■ Record extracts ■
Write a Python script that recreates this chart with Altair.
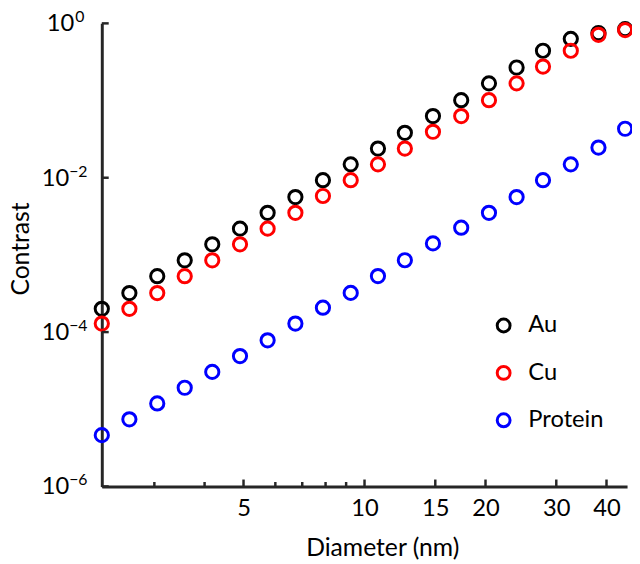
import altair as alt
import pandas as pd

diameter = [2.22, 2.60, 3.05, 3.57, 4.18, 4.90, 5.74, 6.73, 7.88, 9.24,
            10.8, 12.6, 14.8, 17.4, 20.4, 23.9, 27.8, 32.6, 38.2, 44.5]
au = [2.0e-4, 3.2e-4, 5.3e-4, 8.5e-4, 1.37e-3, 2.19e-3, 3.51e-3, 5.62e-3, 9.3e-3, 1.49e-2,
      2.39e-2, 3.82e-2, 6.3e-2, 0.101, 0.167, 0.268, 0.442, 0.63, 0.75, 0.84]
cu = [1.29e-4, 2.0e-4, 3.2e-4, 5.3e-4, 8.5e-4, 1.37e-3, 2.19e-3, 3.51e-3, 5.8e-3, 9.3e-3,
      1.49e-2, 2.39e-2, 3.94e-2, 6.3e-2, 0.101, 0.167, 0.276, 0.442, 0.71, 0.82]
protein = [4.62e-6, 7.4e-6, 1.19e-5, 1.9e-5, 3.05e-5, 4.89e-5, 7.83e-5, 1.29e-4, 2.07e-4, 3.22e-4,
           5.32e-4, 8.53e-4, 1.41e-3, 2.25e-3, 3.51e-3, 5.62e-3, 9.29e-3, 1.49e-2, 2.46e-2, 4.31e-2]
materials = ["Au", "Cu", "Protein"]
colors = ["#000000", "#ff0000", "#0000ff"]

x_major = [5, 10, 15, 20, 30, 40]
x_minor = [3, 4, 6, 7, 8, 9]
y_major = [1, 1e-2, 1e-4, 1e-6]
y_exp = ["0", "\u22122", "\u22124", "\u22126"]

rows = []
for name, vals in zip(materials, [au, cu, protein]):
    for d, c in zip(diameter, vals):
        rows.append({"d": d, "c": c, "material": name})
df = pd.DataFrame(rows)

xs = alt.Scale(type="log", domain=[2.22, 45], nice=False)
ys = alt.Scale(type="log", domain=[1e-6, 1], nice=False)
FONT = "Lato"
AX = "#262626"

x_axis = alt.Axis(values=x_major, format="d", title="Diameter (nm)", labelFontSize=24, labelPadding=10,
                  titleFontSize=25, titleFontWeight="normal", titleBaseline="alphabetic", titleY=70, titleX=284,
                  titleColor="#000", labelColor="#000")
y_axis = alt.Axis(labels=False, values=y_major, title="Contrast", titleFontSize=25, titleFontWeight="normal",
                  titleBaseline="alphabetic", titleX=-74, titleY=228, titleColor="#000")

X = alt.X("d:Q", scale=xs, axis=x_axis)
Y = alt.Y("c:Q", scale=ys, axis=y_axis)

points = alt.Chart(df).mark_point(shape="circle", filled=False, size=180, strokeWidth=3, opacity=1).encode(
    x=X, y=Y,
    color=alt.Color("material:N", scale=alt.Scale(domain=materials, range=colors),
                    legend=alt.Legend(title=None, orient="none", legendX=395, legendY=294,
                                      symbolType="circle", symbolSize=170, symbolStrokeWidth=3,
                                      labelFontSize=24, labelFont=FONT, labelColor="#000",
                                      labelOffset=13, rowPadding=22, padding=0)),
)

dfxM = pd.DataFrame({"d": x_major})
dfxm = pd.DataFrame({"d": x_minor})
dfy = pd.DataFrame({"c": y_major, "e": y_exp})

xtick_major = alt.Chart(dfxM).mark_rule(color=AX, strokeWidth=2.5).encode(
    x=X, y=alt.value(469), y2=alt.value(462))
xtick_minor = alt.Chart(dfxm).mark_rule(color=AX, strokeWidth=2.5).encode(
    x=X, y=alt.value(469), y2=alt.value(464.5))
ytick = alt.Chart(dfy).mark_rule(color=AX, strokeWidth=2.5).encode(
    y=Y, x=alt.value(0), x2=alt.value(7))

base_top = alt.Chart(dfy).transform_filter("datum.c == 1").mark_text(
    text="10", align="right", baseline="alphabetic", dy=8, fontSize=24, font=FONT, color="#000").encode(
    y=Y, x=alt.value(-28))
exp_top = alt.Chart(dfy).transform_filter("datum.c == 1").mark_text(
    align="left", baseline="alphabetic", dy=-1, fontSize=16, font=FONT, color="#000").encode(
    y=Y, x=alt.value(-27), text="e:N")
base_rest = alt.Chart(dfy).transform_filter("datum.c < 1").mark_text(
    text="10", align="right", baseline="alphabetic", dy=8, fontSize=24, font=FONT, color="#000").encode(
    y=Y, x=alt.value(-33))
exp_rest = alt.Chart(dfy).transform_filter("datum.c < 1").mark_text(
    align="left", baseline="alphabetic", dy=-1, fontSize=16, font=FONT, color="#000").encode(
    y=Y, x=alt.value(-33), text="e:N")

chart = alt.layer(points, xtick_major, xtick_minor, ytick, base_top, exp_top, base_rest, exp_rest).properties(
    width=532, height=469,
    autosize=alt.AutoSizeParams(type="none"),
    padding={"left": 95, "top": 12, "right": 5, "bottom": 76},
).configure(font=FONT).configure_view(stroke=None).configure_axis(
    domainColor=AX, domainWidth=3, ticks=False, grid=False, labelFont=FONT, titleFont=FONT
)

chart.save("out.html", embed_options={"renderer": "svg", "actions": False})
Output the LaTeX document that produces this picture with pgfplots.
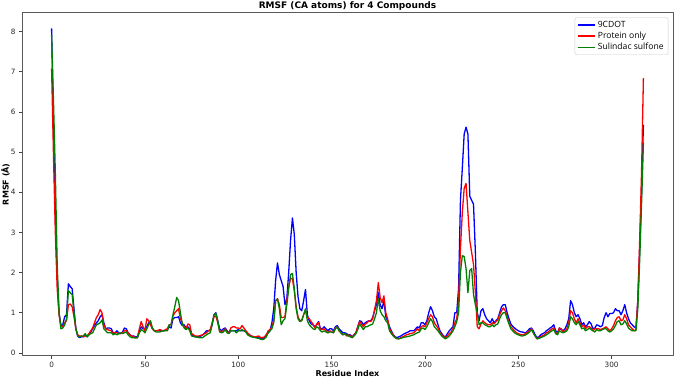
\documentclass[border=0pt]{standalone}
\usepackage{pgfplots}
\pgfplotsset{compat=1.18}
\usepackage{pgfplotstable}
\usepackage{fontspec}
\setmainfont{DejaVu Sans}
\newfontfamily\legfont{Open Sans}
\definecolor{mplgreen}{RGB}{0,128,0}
\definecolor{mplblue}{RGB}{0,0,255}
\definecolor{mplred}{RGB}{255,0,0}

\pgfplotstableread{
r B R G
0 8.08 7.08 7.92
1 5.6 4.95 6.3
2 3.5 3.0 4.5
3 1.9 1.6 2.2
4 1.0 0.95 1.0
5 0.68 0.68 0.6
6 0.7 0.65 0.62
7 0.9 0.75 0.7
8 0.95 0.8 0.85
9 1.72 1.2 1.55
10 1.65 1.22 1.5
11 1.6 1.15 1.45
12 1.1 0.9 1.0
13 0.6 0.6 0.6
14 0.42 0.45 0.42
15 0.38 0.42 0.4
16 0.4 0.42 0.42
17 0.4 0.4 0.42
18 0.45 0.42 0.48
19 0.4 0.42 0.4
20 0.45 0.48 0.45
21 0.52 0.55 0.48
22 0.6 0.62 0.5
23 0.68 0.75 0.6
24 0.75 0.88 0.7
25 0.8 0.95 0.72
26 0.9 1.08 0.75
27 0.95 1.0 0.82
28 0.75 0.7 0.6
29 0.6 0.6 0.55
30 0.62 0.58 0.5
31 0.62 0.56 0.5
32 0.6 0.55 0.5
33 0.5 0.48 0.45
34 0.5 0.5 0.48
35 0.55 0.5 0.45
36 0.5 0.48 0.48
37 0.48 0.48 0.5
38 0.52 0.5 0.48
39 0.62 0.55 0.5
40 0.6 0.55 0.52
41 0.5 0.5 0.45
42 0.45 0.45 0.4
43 0.42 0.42 0.38
44 0.42 0.4 0.38
45 0.4 0.38 0.37
46 0.4 0.38 0.38
47 0.55 0.6 0.5
48 0.65 0.78 0.58
49 0.6 0.65 0.55
50 0.6 0.55 0.5
51 0.65 0.85 0.6
52 0.75 0.8 0.7
53 0.72 0.7 0.8
54 0.6 0.6 0.62
55 0.55 0.55 0.55
56 0.55 0.55 0.52
57 0.55 0.56 0.52
58 0.55 0.58 0.52
59 0.55 0.56 0.54
60 0.55 0.55 0.55
61 0.56 0.58 0.55
62 0.58 0.6 0.55
63 0.65 0.7 0.7
64 0.62 0.7 0.7
65 0.85 0.92 0.95
66 0.88 1.0 1.15
67 0.88 1.05 1.38
68 0.9 1.1 1.3
69 0.75 0.85 1.0
70 0.68 0.75 0.72
71 0.7 0.65 0.62
72 0.62 0.6 0.58
73 0.65 0.72 0.62
74 0.6 0.7 0.55
75 0.45 0.48 0.42
76 0.42 0.45 0.41
77 0.4 0.42 0.4
78 0.4 0.42 0.39
79 0.4 0.42 0.38
80 0.42 0.44 0.38
81 0.45 0.45 0.38
82 0.5 0.48 0.42
83 0.55 0.5 0.45
84 0.55 0.55 0.48
85 0.55 0.58 0.5
86 0.7 0.75 0.72
87 0.95 0.9 0.95
88 1.0 0.92 0.98
89 0.8 0.75 0.8
90 0.6 0.55 0.52
91 0.55 0.52 0.5
92 0.6 0.55 0.52
93 0.62 0.6 0.58
94 0.55 0.52 0.5
95 0.5 0.5 0.48
96 0.55 0.62 0.55
97 0.55 0.65 0.55
98 0.55 0.65 0.55
99 0.55 0.62 0.5
100 0.58 0.62 0.55
101 0.55 0.6 0.55
102 0.55 0.68 0.58
103 0.55 0.62 0.55
104 0.55 0.55 0.52
105 0.48 0.5 0.45
106 0.45 0.45 0.42
107 0.42 0.42 0.4
108 0.4 0.41 0.39
109 0.4 0.4 0.38
110 0.39 0.41 0.37
111 0.38 0.42 0.36
112 0.35 0.38 0.34
113 0.35 0.38 0.33
114 0.38 0.4 0.35
115 0.45 0.45 0.4
116 0.5 0.55 0.5
117 0.55 0.58 0.55
118 0.75 0.65 0.6
119 1.1 0.8 0.75
120 1.8 1.3 1.3
121 2.24 1.35 1.34
122 1.95 1.2 1.1
123 1.8 0.88 0.7
124 1.65 0.88 0.8
125 1.2 0.9 0.85
126 1.35 1.3 1.2
127 2.0 1.65 1.6
128 2.8 1.85 1.95
129 3.36 1.85 1.98
130 2.95 1.55 1.6
131 2.0 1.15 1.1
132 1.4 0.9 0.85
133 1.1 0.8 0.78
134 1.05 0.82 0.8
135 1.3 0.95 0.95
136 1.58 1.05 1.1
137 0.95 0.9 0.8
138 0.8 0.85 0.7
139 0.72 0.78 0.65
140 0.7 0.72 0.6
141 0.65 0.62 0.58
142 0.7 0.72 0.65
143 0.78 0.75 0.62
144 0.6 0.58 0.55
145 0.6 0.58 0.52
146 0.65 0.6 0.55
147 0.6 0.55 0.52
148 0.55 0.5 0.5
149 0.6 0.55 0.52
150 0.6 0.53 0.52
151 0.55 0.5 0.5
152 0.65 0.62 0.6
153 0.68 0.65 0.65
154 0.6 0.55 0.55
155 0.55 0.5 0.5
156 0.5 0.45 0.45
157 0.5 0.48 0.48
158 0.48 0.42 0.45
159 0.45 0.45 0.42
160 0.45 0.42 0.4
161 0.4 0.38 0.38
162 0.45 0.45 0.42
163 0.5 0.5 0.48
164 0.65 0.65 0.58
165 0.8 0.78 0.72
166 0.78 0.72 0.65
167 0.7 0.65 0.58
168 0.75 0.72 0.65
169 0.78 0.75 0.65
170 0.8 0.8 0.68
171 0.8 0.78 0.7
172 0.88 0.85 0.72
173 1.05 1.08 0.85
174 1.2 1.3 1.0
175 1.5 1.75 1.35
176 1.2 1.38 1.05
177 1.1 1.25 0.95
178 1.3 1.42 0.9
179 0.9 1.0 0.8
180 0.8 0.85 0.75
181 0.65 0.6 0.55
182 0.55 0.52 0.48
183 0.45 0.45 0.42
184 0.4 0.38 0.38
185 0.38 0.35 0.36
186 0.4 0.35 0.35
187 0.42 0.38 0.36
188 0.45 0.4 0.38
189 0.48 0.42 0.39
190 0.5 0.45 0.4
191 0.52 0.46 0.41
192 0.55 0.48 0.42
193 0.55 0.49 0.44
194 0.55 0.5 0.45
195 0.6 0.55 0.48
196 0.65 0.6 0.5
197 0.62 0.55 0.52
198 0.75 0.65 0.6
199 0.75 0.68 0.62
200 0.7 0.65 0.58
201 0.8 0.75 0.65
202 1.0 0.85 0.75
203 1.15 0.95 0.85
204 1.05 0.9 0.78
205 0.9 0.75 0.65
206 0.85 0.68 0.6
207 0.7 0.62 0.55
208 0.55 0.5 0.48
209 0.48 0.45 0.42
210 0.42 0.4 0.38
211 0.4 0.38 0.35
212 0.48 0.42 0.38
213 0.55 0.48 0.42
214 0.6 0.52 0.48
215 0.65 0.6 0.55
216 1.0 0.75 0.65
217 1.0 0.85 0.78
218 1.6 1.3 1.0
219 3.8 2.6 2.0
220 4.6 3.5 2.42
221 5.45 4.1 2.4
222 5.62 4.22 2.1
223 5.45 3.5 1.5
224 3.9 2.8 2.05
225 3.8 2.5 2.1
226 3.7 2.2 1.45
227 2.5 1.5 1.2
228 1.0 0.65 1.0
229 0.8 0.6 0.7
230 1.05 0.72 0.75
231 1.1 0.8 0.75
232 0.95 0.75 0.7
233 0.85 0.72 0.68
234 0.8 0.7 0.65
235 0.75 0.7 0.65
236 0.85 0.75 0.7
237 0.75 0.72 0.65
238 0.8 0.78 0.7
239 0.85 0.82 0.72
240 1.0 0.95 0.85
241 1.15 1.05 0.95
242 1.2 1.12 1.0
243 1.2 1.05 1.0
244 1.0 0.9 0.85
245 0.85 0.75 0.72
246 0.72 0.65 0.6
247 0.66 0.6 0.55
248 0.62 0.55 0.5
249 0.58 0.5 0.47
250 0.55 0.48 0.45
251 0.53 0.46 0.43
252 0.52 0.45 0.42
253 0.51 0.46 0.43
254 0.5 0.48 0.45
255 0.55 0.52 0.48
256 0.6 0.55 0.52
257 0.62 0.6 0.58
258 0.55 0.5 0.5
259 0.45 0.42 0.42
260 0.38 0.35 0.35
261 0.4 0.37 0.36
262 0.45 0.4 0.38
263 0.48 0.43 0.4
264 0.5 0.45 0.42
265 0.55 0.5 0.45
266 0.58 0.52 0.48
267 0.62 0.56 0.52
268 0.65 0.6 0.55
269 0.7 0.62 0.58
270 0.55 0.5 0.48
271 0.5 0.48 0.45
272 0.62 0.62 0.55
273 0.58 0.6 0.52
274 0.55 0.52 0.5
275 0.6 0.55 0.52
276 0.7 0.6 0.55
277 0.85 0.75 0.65
278 1.3 1.05 0.9
279 1.2 1.0 0.85
280 1.0 0.85 0.75
281 0.9 0.75 0.7
282 0.95 0.85 0.78
283 0.85 0.75 0.7
284 0.7 0.65 0.6
285 0.75 0.7 0.62
286 0.65 0.6 0.55
287 0.7 0.65 0.58
288 0.78 0.65 0.62
289 0.72 0.62 0.58
290 0.6 0.55 0.55
291 0.62 0.6 0.52
292 0.7 0.6 0.58
293 0.68 0.6 0.55
294 0.65 0.58 0.55
295 0.68 0.6 0.58
296 0.88 0.62 0.6
297 1.0 0.65 0.6
298 0.9 0.6 0.55
299 0.98 0.55 0.52
300 0.98 0.6 0.55
301 1.0 0.68 0.6
302 1.1 0.8 0.68
303 1.05 0.88 0.78
304 1.05 0.9 0.8
305 0.95 0.8 0.7
306 1.05 0.82 0.72
307 1.2 0.95 0.8
308 1.0 0.85 0.72
309 0.85 0.7 0.62
310 0.75 0.65 0.58
311 0.7 0.6 0.55
312 0.65 0.55 0.55
313 0.62 0.58 0.55
314 1.3 1.3 1.1
315 2.6 2.8 2.3
316 4.0 4.5 3.7
317 5.68 6.84 5.22
}\rmsf

\begin{document}
\begin{tikzpicture}
\begin{axis}[
  scale only axis, width=651pt, height=343pt,
  at={(0pt,0pt)}, anchor=south west,
  xmin=-15.85, xmax=332.85, ymin=-0.07, ymax=8.47,
  xtick={0,50,100,150,200,250,300}, ytick={0,1,2,3,4,5,6,7,8},
  tick align=outside, tick pos=left, major tick length=3pt,
  tick style={black!75, line width=0.6pt},
  axis line style={black!65, line width=0.8pt},
  ticklabel style={font=\fontsize{7.3}{8}\selectfont, text=black!85},
  /pgf/number format/assume math mode=true,
  xlabel={\bfseries Residue Index},
  ylabel={\bfseries RMSF (Å)},
  xlabel style={font=\fontsize{8}{9}\selectfont, at={(axis description cs:0.5,-0.0513)}, anchor=center},
  ylabel style={font=\fontsize{8}{9}\selectfont, at={(axis description cs:-0.0253,0.5)}, anchor=center},
  legend style={at={(1,1)}, anchor=north east, xshift=-4.7pt, yshift=-4.6pt,
    draw=black!20, fill=white, rounded corners=2pt,
    font=\legfont\fontsize{8.6}{10}\selectfont, inner xsep=2.5pt, inner ysep=1.5pt,
    row sep=-0.8pt},
  legend cell align=left,
  legend image code/.code={\draw[#1, line width=1.4pt, sharp corners] (0pt,0pt) -- (17pt,0pt);},
  line join=round,
]
\addplot[mplblue, line width=1.3pt] table[x=r, y=B] {\rmsf};
\addlegendentry{9CDOT}
\addplot[mplred, line width=1.3pt] table[x=r, y=R] {\rmsf};
\addlegendentry{Protein only}
\addplot[mplgreen, line width=1.3pt] table[x=r, y=G] {\rmsf};
\addlegendentry{Sulindac sulfone}
\end{axis}
\node[anchor=base, inner sep=0pt, font=\fontsize{9}{10}\selectfont\bfseries] at (325.5pt,347.6pt) {RMSF (CA atoms) for 4 Compounds};
\pgfresetboundingbox
\path[use as bounding box] (-22pt,-22.3pt) rectangle (653pt,355.7pt);
\end{tikzpicture}
\end{document}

■ Request ■
From the opening line of the entries above to the line containing "import pandas as pd", please transcribe each line exactly, skipping every picture.

■ Final answer ■
Write a Python script that recreates this chart with Altair.
import altair as alt
import pandas as pd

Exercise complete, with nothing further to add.